Epic’s case against Apple is expected to go to trial in May. Google is seeking to have Epic’s suit dismissed in a hearing scheduled on February 18.
Such a public fray has unnerved some developers, who fear that Apple might go a step further and remove apps from its store simply for being built using the Unreal Engine, which it briefly threatened to do last August.
“We were legitimately planning to switch to Unreal for our next VR project but after Tim decided to poke the bear we decided it wasn’t [worth] the risk,” game developer Ryan Engle tweeted in December. “I love Epic and Unreal, but business is business and the real-world consequences of Apple banning Epic is too much risk for us.”
Sweeney responded saying that Engle’s “fear of retaliation by Apple” was shared by many developers, but Epic would “fight on just the same!”
Epic is also risking Fortnite’s market share on iOS and Android platforms, as fans may turn to other games during the legal battle. On Android devices, Fortnite can be downloaded from Epic’s website and app stores other than Google’s Play Store, so while access is hindered, it’s not eliminated.

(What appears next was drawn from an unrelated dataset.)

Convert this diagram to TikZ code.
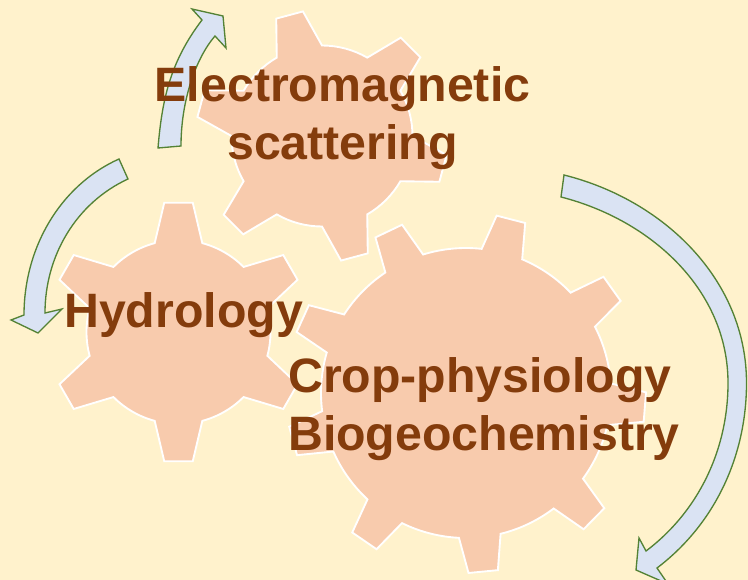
\documentclass[tikz,border=0pt]{standalone}
\usepackage{fontspec}
\setmainfont{Liberation Sans}
\definecolor{bgc}{HTML}{FFF2CC}
\definecolor{gearc}{HTML}{F8CBAD}
\definecolor{arrowc}{HTML}{DAE3F3}
\definecolor{arrowl}{HTML}{548235}
\definecolor{textc}{HTML}{843C0C}
\tikzset{
  gearshape/.style={fill=gearc,draw=white,line width=1.4pt,line join=miter},
  cyclearrow/.style={fill=arrowc,draw=arrowl,line width=1pt,line join=miter},
  gearlabel/.style={inner sep=0pt,text=textc,font=\fontsize{36.2}{43.5}\selectfont\bfseries}
}
% cx cy R tip basehalf tiphalf n rot
\newcommand{\geardraw}[8]{%
  \pgfmathsetmacro{\gst}{360/#7}%
  \pgfmathsetmacro{\gstart}{#8-#5}%
  \pgfmathtruncatemacro{\glast}{#7-1}%
  \path[gearshape,shift={(#1,#2)}] (\gstart:#3)
  \foreach \gi [evaluate=\gi as \ga using {#8+\gi*\gst},
                evaluate=\gi as \gb using {#8+\gi*\gst-#6},
                evaluate=\gi as \gc using {#8+\gi*\gst+#6},
                evaluate=\gi as \gd using {#8+\gi*\gst+#5},
                evaluate=\gi as \ge using {#8+(\gi+1)*\gst-#5}] in {0,...,\glast} {
     -- (\ga-#5:#3) -- (\gb:#4) -- (\gc:#4) -- (\gd:#3) arc[start angle=\gd,end angle=\ge,radius=#3]
  } -- cycle;
}
\begin{document}
\begin{tikzpicture}[x=0.75pt,y=-0.75pt]
\useasboundingbox (0,0) rectangle (748,580);
\clip (0,0) rectangle (748,580);
\fill[bgc] (0,0) rectangle (748,580);
\geardraw{178.5}{332}{92}{130}{15}{6.3}{6}{-90}
\geardraw{322}{136}{90.5}{126}{15}{6.3}{6}{-105}
\geardraw{466}{393}{145}{180}{8.3}{4.7}{9}{4.5}
% arrows
\path[cyclearrow] (158,148) .. controls (162,100) and (170,62) .. (202,20)
  -- (192,9) -- (223,16) -- (226,48) -- (215,36)
  .. controls (196,58) and (181,100) .. (181,146) -- cycle;
\path[cyclearrow] (119,159) .. controls (59,186) and (24,249) .. (24,315)
  -- (11,320) -- (38,333) -- (62,309) -- (45,313)
  .. controls (45,256) and (76,203) .. (128,179) -- cycle;
\path[cyclearrow] (564,175) .. controls (664,200) and (746.5,280) .. (746.5,383)
  .. controls (746.5,456) and (715,524) .. (657,568)
  -- (668,584) -- (636,570) -- (639,538) -- (646,551)
  .. controls (699,511) and (728,449) .. (728,383)
  .. controls (728,290) and (651,220) .. (561,197) -- cycle;
% labels
\node[gearlabel,align=center] (em) at (342.5,118.5) {Electromagnetic\\scattering};
\node[gearlabel,anchor=base] (hy) at (183.5,327) {Hydrology};
\node[gearlabel,align=left] (cp) at (484,409.5) {Crop-physiology\\Biogeochemistry};
\end{tikzpicture}
\end{document}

However on Apple devices, the game can no longer be downloaded at all.
Sweeney also faced backlash in November for controversially comparing Fortnite’s legal battle to the civil rights movement.
“The point is if you really want to make a difference, you have to buck the system,” Sweeney said in response to the criticism. “I think there’s a lot we can learn from any of the past struggles in humanity and I think it’s perfectly healthy to apply struggles from vital causes in the history of the world to struggles over smaller issues like software platforms.”
Returning to court
For Epic Games and Sweeney, the risks are worthwhile. Sweeney fears a dystopian future where tech platforms are dominated by a few companies and the most successful apps are cloned by those companies to maximize profits.

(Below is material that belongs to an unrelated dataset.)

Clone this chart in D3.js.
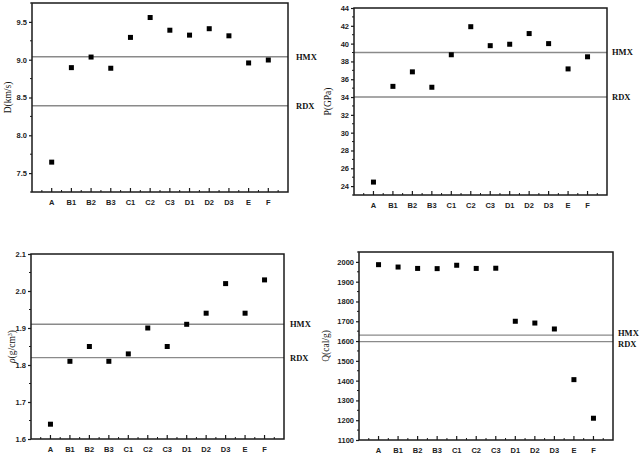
<!DOCTYPE html>
<html><head><meta charset="utf-8">
<script src="https://cdn.jsdelivr.net/npm/d3@7"></script>
<style>
html,body{margin:0;padding:0;background:#fff;}
svg{display:block;}
</style></head>
<body>
<svg id="chart" width="640" height="455"></svg>
<script>
const categories = ["A","B1","B2","B3","C1","C2","C3","D1","D2","D3","E","F"];

const detVelocity = [7.645, 8.895, 9.035, 8.887, 9.295, 9.558, 9.39, 9.325, 9.41, 9.316, 8.957, 8.996];
const detPressure = [24.45, 35.2, 36.83, 35.1, 38.75, 41.9, 39.77, 39.93, 41.13, 40.0, 37.16, 38.52];
const density     = [1.64, 1.81, 1.85, 1.81, 1.83, 1.90, 1.85, 1.91, 1.94, 2.02, 1.94, 2.03];
const heat        = [1986, 1974, 1967, 1966, 1983, 1967, 1968, 1700, 1691, 1661, 1405, 1210];

const refNames = ["HMX","RDX"];
const refD   = [9.04, 8.39];
const refP   = [39.0, 34.0];
const refRho = [1.91, 1.82];
const refQ   = [1630, 1597];

const ticksD   = [7.5, 8.0, 8.5, 9.0, 9.5];
const ticksP   = [24,26,28,30,32,34,36,38,40,42,44];
const ticksRho = [1.6,1.7,1.8,1.9,2.0,2.1];
const ticksQ   = [1100,1200,1300,1400,1500,1600,1700,1800,1900,2000];

const panels = [
  {values: detVelocity, refs: refD, ticks: ticksD, minorStep: 0.25, domain:[7.25,9.75], fmt: d3.format(".1f"),
   title: "D(km/s)", box:{l:32,r:288,t:3,b:192}, titleX:8, labelGap:8},
  {values: detPressure, refs: refP, ticks: ticksP, minorStep: 1, domain:[23,44], fmt: d3.format("d"),
   title: "P(GPa)", box:{l:354,r:607,t:8,b:195}, titleX:328, labelGap:5},
  {values: density, refs: refRho, ticks: ticksRho, minorStep: 0.05, domain:[1.6,2.1], fmt: d3.format(".1f"),
   title: "rho", box:{l:31,r:284,t:254,b:439}, titleX:12, labelGap:6},
  {values: heat, refs: refQ, ticks: ticksQ, minorStep: 50, domain:[1100,2050], fmt: d3.format("d"),
   title: "Q(cal/g)", box:{l:359,r:613,t:252,b:440}, titleX:326, labelGap:5}
];

const svg = d3.select("#chart");
const axisColor = "#1a1a1a";

panels.forEach(p => {
  const b = p.box;
  const g = svg.append("g");
  const x = d3.scaleLinear().domain([0, categories.length + 1]).range([b.l, b.r]);
  const y = d3.scaleLinear().domain(p.domain).range([b.b, b.t]);

  // reference lines
  const ly = p.refs.map(v => y(v));
  if (Math.abs(ly[1] - ly[0]) < 11) {
    const mid = (ly[0] + ly[1]) / 2 + 0.5;
    ly[0] = mid - 5.5; ly[1] = mid + 5.5;
  }
  p.refs.forEach((v, i) => {
    g.append("line").attr("x1", b.l).attr("x2", b.r).attr("y1", y(v)).attr("y2", y(v))
      .attr("stroke", "#8a8a8a").attr("stroke-width", 1.4);
    g.append("text").attr("x", b.r + p.labelGap).attr("y", ly[i]).attr("dy", "0.35em")
      .attr("font-family", "'Liberation Serif','Times New Roman',serif").attr("font-weight", "bold")
      .attr("font-size", 8.5).attr("fill", "#111").text(refNames[i]);
  });

  // frame
  g.append("rect").attr("x", b.l).attr("y", b.t).attr("width", b.r - b.l).attr("height", b.b - b.t)
    .attr("fill", "none").attr("stroke", axisColor).attr("stroke-width", 1.5);

  // y axis major ticks + labels
  const yAxis = d3.axisLeft(y).tickValues(p.ticks).tickSize(3).tickPadding(2).tickFormat(p.fmt);
  const ya = g.append("g").attr("transform", `translate(${b.l},0)`).call(yAxis);
  ya.select(".domain").remove();
  ya.selectAll("line").attr("stroke", axisColor).attr("stroke-width", 1.2);
  ya.selectAll("text").attr("font-family", "'Liberation Sans',Arial,sans-serif").attr("font-weight", "bold")
    .attr("font-size", 7.5).attr("fill", "#222");

  // y minor ticks
  const minors = [];
  for (let v = p.domain[0]; v <= p.domain[1] + 1e-9; v += p.minorStep) {
    const vv = Math.round(v * 1000) / 1000;
    if (!p.ticks.some(t => Math.abs(t - vv) < 1e-6)) minors.push(vv);
  }
  g.selectAll(null).data(minors).enter().append("line")
    .attr("x1", b.l - 2).attr("x2", b.l).attr("y1", d => y(d)).attr("y2", d => y(d))
    .attr("stroke", axisColor).attr("stroke-width", 1);

  // x axis ticks
  const xMajor = categories.map((c, i) => i + 1);
  const xMinor = d3.range(0.5, categories.length + 1, 1);
  g.selectAll(null).data(xMajor).enter().append("line")
    .attr("x1", d => x(d)).attr("x2", d => x(d)).attr("y1", b.b).attr("y2", b.b - 4)
    .attr("stroke", axisColor).attr("stroke-width", 1.2);
  g.selectAll(null).data(xMinor).enter().append("line")
    .attr("x1", d => x(d)).attr("x2", d => x(d)).attr("y1", b.b).attr("y2", b.b - 2)
    .attr("stroke", axisColor).attr("stroke-width", 1);
  g.selectAll(null).data(categories).enter().append("text")
    .attr("x", (d, i) => x(i + 1)).attr("y", b.b + 10).attr("dy", "0.35em")
    .attr("text-anchor", "middle")
    .attr("font-family", "'Liberation Sans',Arial,sans-serif").attr("font-weight", "bold")
    .attr("font-size", 7.5).attr("fill", "#222").text(d => d);

  // points
  const s = 5;
  g.selectAll(null).data(p.values).enter().append("rect")
    .attr("x", (d, i) => x(i + 1) - s / 2).attr("y", d => y(d) - s / 2)
    .attr("width", s).attr("height", s).attr("fill", "#000");

  // y title
  const cy = (b.t + b.b) / 2;
  const t = g.append("text").attr("transform", `translate(${p.titleX},${cy}) rotate(-90)`)
    .attr("text-anchor", "middle").attr("dy", "0.35em")
    .attr("font-family", "'Liberation Serif','Times New Roman',serif")
    .attr("font-size", 9.5).attr("fill", "#111");
  if (p.title === "rho") {
    t.append("tspan").attr("font-style", "italic").text("ρ");
    t.append("tspan").text("(g/cm");
    t.append("tspan").attr("baseline-shift", "super").attr("font-size", 6).text("3");
    t.append("tspan").text(")");
  } else {
    t.text(p.title);
  }
});
</script>
</body></html>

“[The companies] will just do that industry by industry and app category by app category until they’ve gobbled up everything that matters. And who will be left?” said Sweeney. “A million indie developers who collectively together make a small percentage of revenues on the app store because these businesses are too small to be attractive to steal.”

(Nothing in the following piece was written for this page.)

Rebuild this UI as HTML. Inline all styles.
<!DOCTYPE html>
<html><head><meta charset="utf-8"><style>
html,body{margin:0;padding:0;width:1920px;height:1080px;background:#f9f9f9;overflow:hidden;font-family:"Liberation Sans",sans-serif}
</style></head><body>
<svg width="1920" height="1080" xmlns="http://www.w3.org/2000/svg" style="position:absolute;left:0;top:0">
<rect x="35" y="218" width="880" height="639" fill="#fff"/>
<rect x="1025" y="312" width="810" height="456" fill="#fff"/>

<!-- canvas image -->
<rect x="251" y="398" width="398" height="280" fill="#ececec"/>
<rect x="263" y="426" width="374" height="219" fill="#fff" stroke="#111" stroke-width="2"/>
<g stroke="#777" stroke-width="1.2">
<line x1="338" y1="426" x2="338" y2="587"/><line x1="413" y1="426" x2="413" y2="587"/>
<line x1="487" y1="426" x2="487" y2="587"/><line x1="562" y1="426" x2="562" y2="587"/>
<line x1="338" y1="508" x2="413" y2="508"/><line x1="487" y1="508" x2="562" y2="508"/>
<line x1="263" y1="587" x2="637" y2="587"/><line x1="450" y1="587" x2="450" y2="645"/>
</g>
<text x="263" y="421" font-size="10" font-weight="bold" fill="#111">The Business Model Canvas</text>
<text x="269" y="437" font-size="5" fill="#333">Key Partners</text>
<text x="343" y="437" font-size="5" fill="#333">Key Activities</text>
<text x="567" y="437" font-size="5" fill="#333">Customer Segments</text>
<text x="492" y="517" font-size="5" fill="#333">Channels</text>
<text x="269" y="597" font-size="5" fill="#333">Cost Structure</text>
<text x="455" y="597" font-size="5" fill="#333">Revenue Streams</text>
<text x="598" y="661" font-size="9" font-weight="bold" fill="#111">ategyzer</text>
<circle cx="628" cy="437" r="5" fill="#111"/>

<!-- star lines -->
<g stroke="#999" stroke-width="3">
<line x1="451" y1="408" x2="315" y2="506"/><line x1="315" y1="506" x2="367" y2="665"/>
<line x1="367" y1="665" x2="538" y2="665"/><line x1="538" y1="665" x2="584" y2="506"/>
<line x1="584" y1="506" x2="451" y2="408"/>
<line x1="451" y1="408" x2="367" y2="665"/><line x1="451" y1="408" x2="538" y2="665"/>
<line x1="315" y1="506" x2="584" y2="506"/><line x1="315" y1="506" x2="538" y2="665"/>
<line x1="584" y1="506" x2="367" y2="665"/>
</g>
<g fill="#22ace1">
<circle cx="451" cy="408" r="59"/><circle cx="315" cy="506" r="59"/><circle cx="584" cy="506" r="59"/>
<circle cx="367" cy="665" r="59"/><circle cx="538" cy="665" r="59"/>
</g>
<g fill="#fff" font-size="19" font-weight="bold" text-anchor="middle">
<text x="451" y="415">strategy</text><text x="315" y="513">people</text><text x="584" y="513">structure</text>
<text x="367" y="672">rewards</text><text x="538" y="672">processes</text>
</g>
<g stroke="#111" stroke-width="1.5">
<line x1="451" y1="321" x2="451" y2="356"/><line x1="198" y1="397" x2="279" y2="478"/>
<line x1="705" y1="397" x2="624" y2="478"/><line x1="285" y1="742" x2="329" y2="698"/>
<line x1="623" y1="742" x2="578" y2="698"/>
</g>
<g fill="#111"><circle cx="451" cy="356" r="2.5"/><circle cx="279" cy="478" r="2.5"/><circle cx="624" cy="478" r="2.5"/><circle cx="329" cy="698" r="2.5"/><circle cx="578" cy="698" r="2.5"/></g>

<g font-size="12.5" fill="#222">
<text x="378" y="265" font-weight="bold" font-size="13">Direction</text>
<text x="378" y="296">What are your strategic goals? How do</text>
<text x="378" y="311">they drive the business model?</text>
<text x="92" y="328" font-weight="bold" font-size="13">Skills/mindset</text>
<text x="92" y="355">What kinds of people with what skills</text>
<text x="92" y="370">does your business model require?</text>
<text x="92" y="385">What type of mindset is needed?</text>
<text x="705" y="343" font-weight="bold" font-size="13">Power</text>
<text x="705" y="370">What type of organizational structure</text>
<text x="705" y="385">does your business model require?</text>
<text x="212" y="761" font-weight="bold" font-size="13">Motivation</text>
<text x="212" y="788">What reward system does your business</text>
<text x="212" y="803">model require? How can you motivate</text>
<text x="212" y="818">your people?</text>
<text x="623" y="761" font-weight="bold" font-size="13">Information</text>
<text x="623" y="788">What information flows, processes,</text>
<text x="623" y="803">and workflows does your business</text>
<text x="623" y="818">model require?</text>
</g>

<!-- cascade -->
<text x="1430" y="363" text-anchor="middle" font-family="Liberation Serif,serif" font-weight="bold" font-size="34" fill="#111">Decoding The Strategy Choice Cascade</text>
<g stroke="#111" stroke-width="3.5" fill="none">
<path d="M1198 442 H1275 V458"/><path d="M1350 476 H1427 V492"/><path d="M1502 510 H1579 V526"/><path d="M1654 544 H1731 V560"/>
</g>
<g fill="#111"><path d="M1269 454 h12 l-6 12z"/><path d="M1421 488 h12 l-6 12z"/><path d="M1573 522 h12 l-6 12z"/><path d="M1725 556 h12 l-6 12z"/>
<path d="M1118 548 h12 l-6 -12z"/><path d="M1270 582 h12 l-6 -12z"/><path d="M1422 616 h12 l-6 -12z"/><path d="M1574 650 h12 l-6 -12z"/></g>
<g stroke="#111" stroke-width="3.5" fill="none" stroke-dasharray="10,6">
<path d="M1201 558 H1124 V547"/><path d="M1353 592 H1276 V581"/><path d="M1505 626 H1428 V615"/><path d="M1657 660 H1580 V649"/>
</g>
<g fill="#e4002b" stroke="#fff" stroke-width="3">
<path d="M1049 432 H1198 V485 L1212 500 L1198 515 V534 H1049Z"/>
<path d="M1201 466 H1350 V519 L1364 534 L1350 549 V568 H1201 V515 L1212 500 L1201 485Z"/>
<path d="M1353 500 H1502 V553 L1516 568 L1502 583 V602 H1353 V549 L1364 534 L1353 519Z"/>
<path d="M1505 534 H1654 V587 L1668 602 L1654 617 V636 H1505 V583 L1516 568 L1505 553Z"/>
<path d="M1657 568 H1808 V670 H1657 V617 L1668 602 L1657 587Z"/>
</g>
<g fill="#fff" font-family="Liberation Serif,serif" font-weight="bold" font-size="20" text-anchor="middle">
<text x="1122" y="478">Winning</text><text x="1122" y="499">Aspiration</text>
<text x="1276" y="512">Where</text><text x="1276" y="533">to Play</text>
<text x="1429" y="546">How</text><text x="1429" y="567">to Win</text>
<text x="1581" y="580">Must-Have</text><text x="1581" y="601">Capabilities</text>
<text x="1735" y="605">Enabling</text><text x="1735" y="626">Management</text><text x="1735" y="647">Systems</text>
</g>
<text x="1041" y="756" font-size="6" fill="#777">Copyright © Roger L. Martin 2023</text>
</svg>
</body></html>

In what Epic’s best case scenario, the court could rule that Apple and Google are prohibited from bundling payment services with their app stores, allowing developers to be paid directly, according to legal experts.
But if Epic loses, it will at least make clear what the limits of antitrust law are, so people with similar grievances can look to appeal Congress for antitrust reform, according to John Bergmayer, legal director of consumer rights group Public Knowledge.
“I think [Epic winning the lawsuits] would be pretty good for the markets overall,” said Mitch Stoltz, senior staff attorney of the nonprofit digital rights group Electronic Frontier Foundation, in an August interview. “You’d see more experimentation. You’d see more business models. You’d see more innovation.”
As for Sweeney, he’s optimistic Epic can change the industry.
“It’s Epic fighting or pressing for change and succeeding, and it’s not that unusual,” he said. “We’ve done it many times and everybody in the industry has benefited often.”